The continent does have some projects, although it does not have the financial or infrastructure wherewithal to support large projects it does have some smaller ones. Some 1.6 million tons of certified emission reductions (CERs) have been issued by the UN since 2005 to Africa. The vast majority of these have gone to a single industrial gas project in Egypt.

The continent is looking to pick up its totals and according to Eddie Njoroge, head of the Union of Producers, Transporters and Distributors of Electric Power in Africa, the continent’s electricity producers can raise additional funds for much-needed investment by developing clean energy that allows them to sell emission credits. "There is a realization that clean energy is the way forward and if you have got clean projects, there is no reason why you cannot claim some credits," he said at a union meeting in Kenya. We need to have innovative ways of financing the projects. I think we need to look at listing infrastructure bonds, export credit agencies and leveraging on our balance sheets."

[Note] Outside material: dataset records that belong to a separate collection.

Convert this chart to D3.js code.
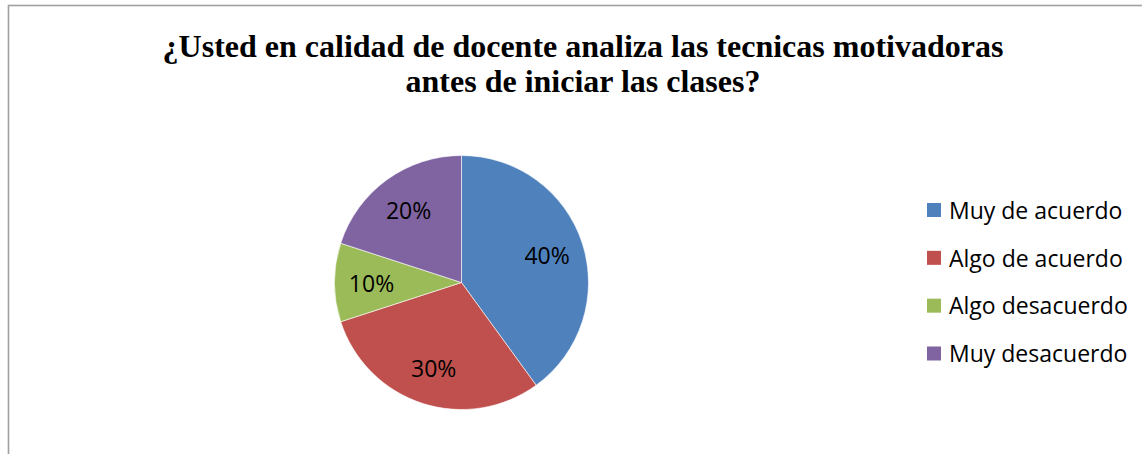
<!DOCTYPE html>
<html>
<head>
<meta charset="utf-8">
<script src="https://cdn.jsdelivr.net/npm/d3@7"></script>
<style>
  html, body { margin: 0; padding: 0; background: #fff; }
  svg { display: block; }
</style>
</head>
<body>
<svg id="chart" width="1142" height="454"></svg>
<script>
const categories = ["Muy de acuerdo", "Algo de acuerdo", "Algo desacuerdo", "Muy desacuerdo"];
const values = [40, 30, 10, 20];
const labels = ["40%", "30%", "10%", "20%"];
const colors = ["#4F81BD", "#C0504D", "#9BBB59", "#8064A2"];
const titleLines = ["¿Usted en calidad de docente analiza las tecnicas motivadoras", "antes de iniciar las clases?"];

const svg = d3.select("#chart");

// frame
svg.append("rect")
  .attr("x", 8.5).attr("y", 5.5)
  .attr("width", 1200).attr("height", 500)
  .attr("fill", "#fff")
  .attr("stroke", "#a0a0a0").attr("stroke-width", 1.6);

// title
const title = svg.append("text")
  .attr("text-anchor", "middle")
  .attr("font-family", "'Liberation Serif', 'Times New Roman', serif")
  .attr("font-weight", "bold")
  .attr("font-size", 32)
  .attr("fill", "#000");
title.selectAll("tspan").data(titleLines).join("tspan")
  .attr("x", 583)
  .attr("y", (d, i) => 57 + i * 35)
  .text(d => d);

// pie
const cx = 461.5, cy = 282.5, R = 127;
const pie = d3.pie().sort(null).value(d => d);
const arcs = pie(values);
const arc = d3.arc().innerRadius(0).outerRadius(R);
const labelArc = d3.arc().innerRadius(90).outerRadius(90);

const g = svg.append("g").attr("transform", `translate(${cx},${cy})`);
g.selectAll("path").data(arcs).join("path")
  .attr("d", arc)
  .attr("fill", (d, i) => colors[i])
  .attr("stroke", "#fff").attr("stroke-width", 0.6);

g.selectAll("text").data(arcs).join("text")
  .attr("transform", d => `translate(${labelArc.centroid(d)})`)
  .attr("text-anchor", "middle")
  .attr("dy", "0.4em")
  .attr("font-family", "'Open Sans', sans-serif")
  .attr("font-size", 23)
  .attr("fill", "#000")
  .text((d, i) => labels[i]);

// legend
const ly = d3.scalePoint().domain(categories).range([210.5, 354]);
const lg = svg.append("g");
const items = lg.selectAll("g").data(categories).join("g")
  .attr("transform", d => `translate(927,${ly(d)})`);
items.append("rect")
  .attr("x", 0).attr("y", -7.5)
  .attr("width", 14).attr("height", 14)
  .attr("fill", (d, i) => colors[i]);
items.append("text")
  .attr("x", 22).attr("dy", "0.36em")
  .attr("font-family", "'Open Sans', sans-serif")
  .attr("font-size", 23)
  .attr("fill", "#000")
  .text(d => d);
</script>
</body>
</html>
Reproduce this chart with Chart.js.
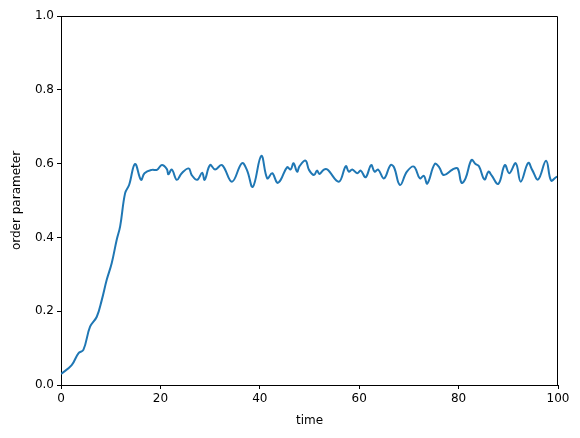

Njoroge, also Managing Director of Kenya Electricity Generating Company (KenGen), told Reuters that firms like his were turning towards clean energy to raise funds. KenGen currently has nine CDM projects. "The projects are all in the process of being assessed by the executive board of the Kyoto protocol," said Njoroge, adding that modes of generating clean energy are cheaper as they do not require diesel power like thermal generation. Kenya is focusing on geothermal energy to meet growing demand in a fast-expanding economy.

In Madagascar the government is set to sell more than nine million metric tons of pollution credits to protect its Makira Forest according to the Wildlife Conservation Society. The government is targeting buyers from the Western world. “Protection of intact forests is a key mechanism for reducing carbon-dioxide emissions,” the wildlife society said in a statement on its website.